__Task details__:
Provide an exact copy of the data, excluding the images.

▼▼▼

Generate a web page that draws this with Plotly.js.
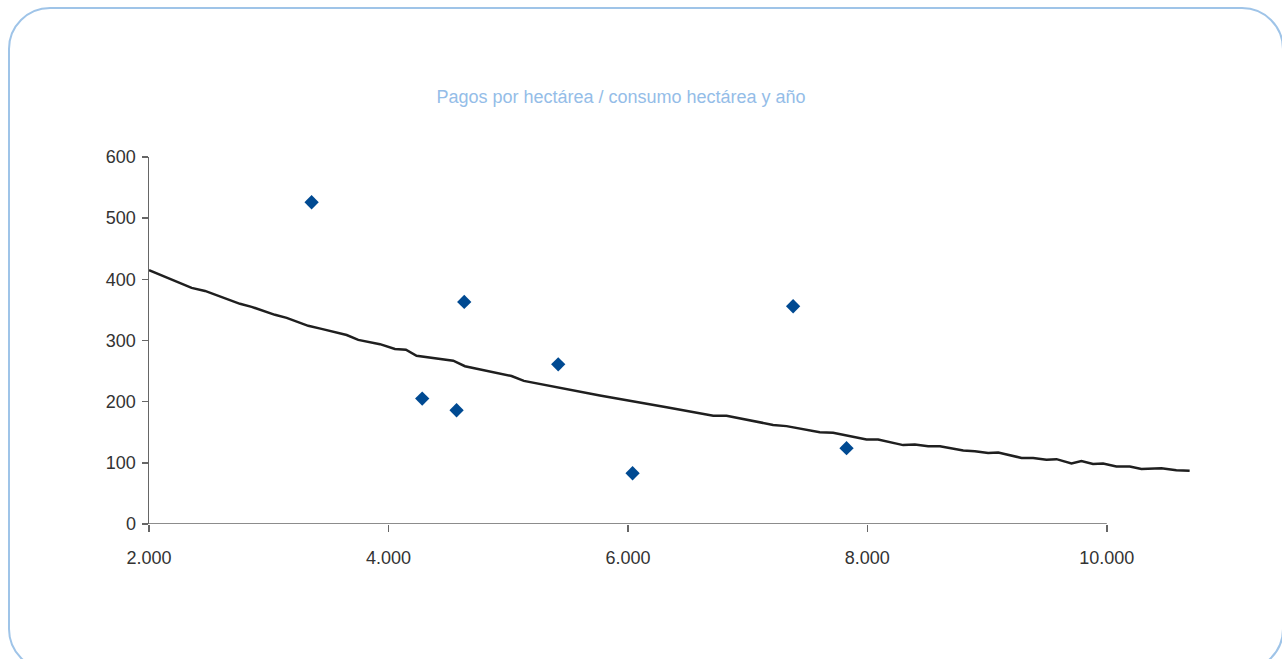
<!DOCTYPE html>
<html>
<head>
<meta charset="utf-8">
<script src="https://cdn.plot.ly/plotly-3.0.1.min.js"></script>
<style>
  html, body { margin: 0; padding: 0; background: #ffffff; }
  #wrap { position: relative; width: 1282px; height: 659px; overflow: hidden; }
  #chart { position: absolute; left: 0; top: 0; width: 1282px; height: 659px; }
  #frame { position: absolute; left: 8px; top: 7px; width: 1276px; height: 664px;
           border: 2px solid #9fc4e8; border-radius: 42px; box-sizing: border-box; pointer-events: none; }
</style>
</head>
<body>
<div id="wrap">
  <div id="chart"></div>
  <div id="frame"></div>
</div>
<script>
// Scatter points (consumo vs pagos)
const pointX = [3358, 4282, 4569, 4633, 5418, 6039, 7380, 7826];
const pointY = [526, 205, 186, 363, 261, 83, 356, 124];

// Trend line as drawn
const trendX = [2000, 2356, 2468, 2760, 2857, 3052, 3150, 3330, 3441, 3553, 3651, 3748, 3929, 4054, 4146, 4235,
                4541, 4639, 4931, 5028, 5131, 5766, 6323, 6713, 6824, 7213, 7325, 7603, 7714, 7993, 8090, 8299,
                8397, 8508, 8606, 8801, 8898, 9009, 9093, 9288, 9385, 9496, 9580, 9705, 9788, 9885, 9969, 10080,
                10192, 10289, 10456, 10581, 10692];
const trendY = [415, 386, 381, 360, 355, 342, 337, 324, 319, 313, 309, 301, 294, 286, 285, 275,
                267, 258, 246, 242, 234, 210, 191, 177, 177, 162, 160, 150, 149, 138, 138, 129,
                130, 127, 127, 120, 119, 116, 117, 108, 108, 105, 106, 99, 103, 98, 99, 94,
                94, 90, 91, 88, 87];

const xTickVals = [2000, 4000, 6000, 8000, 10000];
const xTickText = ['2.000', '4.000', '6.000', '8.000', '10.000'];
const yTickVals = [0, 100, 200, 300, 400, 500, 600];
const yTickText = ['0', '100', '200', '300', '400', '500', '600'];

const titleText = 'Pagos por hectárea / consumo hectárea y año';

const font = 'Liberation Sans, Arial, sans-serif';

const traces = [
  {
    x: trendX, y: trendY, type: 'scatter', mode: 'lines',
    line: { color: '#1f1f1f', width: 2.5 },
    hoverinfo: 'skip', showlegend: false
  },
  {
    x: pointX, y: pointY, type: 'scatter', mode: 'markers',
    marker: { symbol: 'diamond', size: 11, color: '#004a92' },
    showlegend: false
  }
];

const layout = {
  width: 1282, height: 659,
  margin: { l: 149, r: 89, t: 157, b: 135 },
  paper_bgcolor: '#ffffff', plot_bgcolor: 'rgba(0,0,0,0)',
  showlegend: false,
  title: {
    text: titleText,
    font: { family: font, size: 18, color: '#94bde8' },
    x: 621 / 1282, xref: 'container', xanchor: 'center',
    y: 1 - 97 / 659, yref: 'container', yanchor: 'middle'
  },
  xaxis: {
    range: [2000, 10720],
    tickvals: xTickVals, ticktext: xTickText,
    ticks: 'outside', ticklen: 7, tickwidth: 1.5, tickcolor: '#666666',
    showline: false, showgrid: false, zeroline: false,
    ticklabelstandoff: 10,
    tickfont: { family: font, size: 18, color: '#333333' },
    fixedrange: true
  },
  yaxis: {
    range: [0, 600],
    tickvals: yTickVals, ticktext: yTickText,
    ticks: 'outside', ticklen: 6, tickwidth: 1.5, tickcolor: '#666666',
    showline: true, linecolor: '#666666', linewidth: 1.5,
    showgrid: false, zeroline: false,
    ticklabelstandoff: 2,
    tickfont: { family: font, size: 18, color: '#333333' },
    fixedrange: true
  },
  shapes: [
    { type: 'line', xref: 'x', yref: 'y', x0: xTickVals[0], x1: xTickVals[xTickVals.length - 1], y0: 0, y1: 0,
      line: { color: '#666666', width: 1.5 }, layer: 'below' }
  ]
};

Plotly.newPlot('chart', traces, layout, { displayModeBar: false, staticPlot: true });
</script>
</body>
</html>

▲▲▲

__Complete response__:
Generate a web page that draws this with Plotly.js.
<!DOCTYPE html>
<html>
<head>
<meta charset="utf-8">
<script src="https://cdn.plot.ly/plotly-3.0.1.min.js"></script>
<style>
  html, body { margin: 0; padding: 0; background: #ffffff; }
  #wrap { position: relative; width: 1282px; height: 659px; overflow: hidden; }
  #chart { position: absolute; left: 0; top: 0; width: 1282px; height: 659px; }
  #frame { position: absolute; left: 8px; top: 7px; width: 1276px; height: 664px;
           border: 2px solid #9fc4e8; border-radius: 42px; box-sizing: border-box; pointer-events: none; }
</style>
</head>
<body>
<div id="wrap">
  <div id="chart"></div>
  <div id="frame"></div>
</div>
<script>
// Scatter points (consumo vs pagos)
const pointX = [3358, 4282, 4569, 4633, 5418, 6039, 7380, 7826];
const pointY = [526, 205, 186, 363, 261, 83, 356, 124];

// Trend line as drawn
const trendX = [2000, 2356, 2468, 2760, 2857, 3052, 3150, 3330, 3441, 3553, 3651, 3748, 3929, 4054, 4146, 4235,
                4541, 4639, 4931, 5028, 5131, 5766, 6323, 6713, 6824, 7213, 7325, 7603, 7714, 7993, 8090, 8299,
                8397, 8508, 8606, 8801, 8898, 9009, 9093, 9288, 9385, 9496, 9580, 9705, 9788, 9885, 9969, 10080,
                10192, 10289, 10456, 10581, 10692];
const trendY = [415, 386, 381, 360, 355, 342, 337, 324, 319, 313, 309, 301, 294, 286, 285, 275,
                267, 258, 246, 242, 234, 210, 191, 177, 177, 162, 160, 150, 149, 138, 138, 129,
                130, 127, 127, 120, 119, 116, 117, 108, 108, 105, 106, 99, 103, 98, 99, 94,
                94, 90, 91, 88, 87];

const xTickVals = [2000, 4000, 6000, 8000, 10000];
const xTickText = ['2.000', '4.000', '6.000', '8.000', '10.000'];
const yTickVals = [0, 100, 200, 300, 400, 500, 600];
const yTickText = ['0', '100', '200', '300', '400', '500', '600'];

const titleText = 'Pagos por hectárea / consumo hectárea y año';

const font = 'Liberation Sans, Arial, sans-serif';

const traces = [
  {
    x: trendX, y: trendY, type: 'scatter', mode: 'lines',
    line: { color: '#1f1f1f', width: 2.5 },
    hoverinfo: 'skip', showlegend: false
  },
  {
    x: pointX, y: pointY, type: 'scatter', mode: 'markers',
    marker: { symbol: 'diamond', size: 11, color: '#004a92' },
    showlegend: false
  }
];

const layout = {
  width: 1282, height: 659,
  margin: { l: 149, r: 89, t: 157, b: 135 },
  paper_bgcolor: '#ffffff', plot_bgcolor: 'rgba(0,0,0,0)',
  showlegend: false,
  title: {
    text: titleText,
    font: { family: font, size: 18, color: '#94bde8' },
    x: 621 / 1282, xref: 'container', xanchor: 'center',
    y: 1 - 97 / 659, yref: 'container', yanchor: 'middle'
  },
  xaxis: {
    range: [2000, 10720],
    tickvals: xTickVals, ticktext: xTickText,
    ticks: 'outside', ticklen: 7, tickwidth: 1.5, tickcolor: '#666666',
    showline: false, showgrid: false, zeroline: false,
    ticklabelstandoff: 10,
    tickfont: { family: font, size: 18, color: '#333333' },
    fixedrange: true
  },
  yaxis: {
    range: [0, 600],
    tickvals: yTickVals, ticktext: yTickText,
    ticks: 'outside', ticklen: 6, tickwidth: 1.5, tickcolor: '#666666',
    showline: true, linecolor: '#666666', linewidth: 1.5,
    showgrid: false, zeroline: false,
    ticklabelstandoff: 2,
    tickfont: { family: font, size: 18, color: '#333333' },
    fixedrange: true
  },
  shapes: [
    { type: 'line', xref: 'x', yref: 'y', x0: xTickVals[0], x1: xTickVals[xTickVals.length - 1], y0: 0, y1: 0,
      line: { color: '#666666', width: 1.5 }, layer: 'below' }
  ]
};

Plotly.newPlot('chart', traces, layout, { displayModeBar: false, staticPlot: true });
</script>
</body>
</html>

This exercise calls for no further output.